India and China are set to converge to lifestyles and consumption levels similar to those enjoyed by the industrialized countries. The rise of these new economic giants puts enormous strain on the earth’s biosphere. At the same time, their rise poses challenges to the structure of employment in the United States and other industrialized economies, as low-value-added jobs migrate to emerging markets. These are the central themes of this INET interview and of Nobel Laureate Michael Spence’s book “The Next Convergence: The Future of Economic Growth in a Multispeed World”.
The world economy cannot triple in size using the existing modes of production. “It just won’t work”, says Michael Spence in part 2 of this INET interview. China and India have figured this out; there, the state intervenes in markets quite substantially, going so far as to constrain lifestyle decisions that American citizens normally would consider as free choice. To get on a sustainable path, will the United States be forced to do the same?
The US economy has been pretty good at generating jobs in the years leading up to the Great Recession. But nearly all jobs were created in the non-tradable sector, while employment stagnated in sectors that face international competition. Michael Spence is seeking answers to the employment challenge: how to generate jobs in the US when low-value added activities migrate to emerging markets?
Nobel Laureate Michael Spence favors a consumption tax: a big chunk of government revenues should come from taxes on value added and consumption. Besides a sensible energy policy, Spence’s agenda reads jobs, jobs, and jobs. The tradable goods sector needs to become an employment engine to replace those jobs that were the result of asset bubbles, excess consumption, and the swelling of health care.

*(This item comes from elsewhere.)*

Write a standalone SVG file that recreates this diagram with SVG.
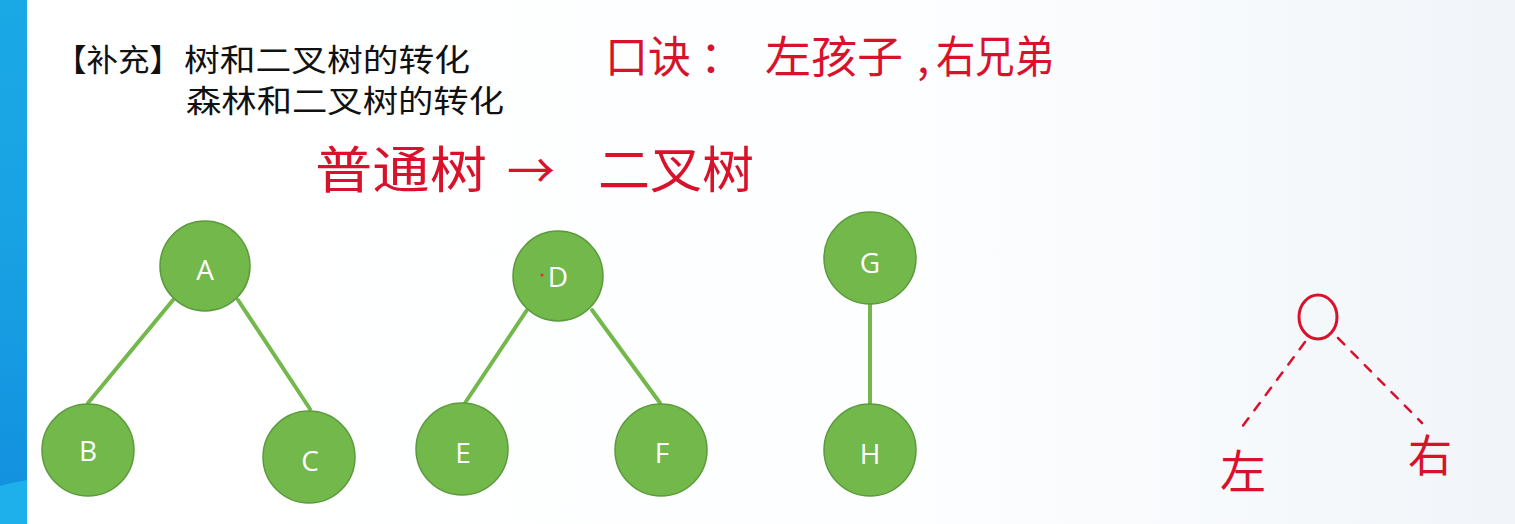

While manufacturing employment was crumbling in the United States, Germany gained shares in world markets: exports boomed, and the tradable goods sector remained an employment engine. That is why Michael Spence looks to Germany, as a role model of successful adjustment to international competition. The Germans identified an economy-wide competitiveness problem around 2000; as a response unions, business, and government cooperated to meet the challenge of international competition.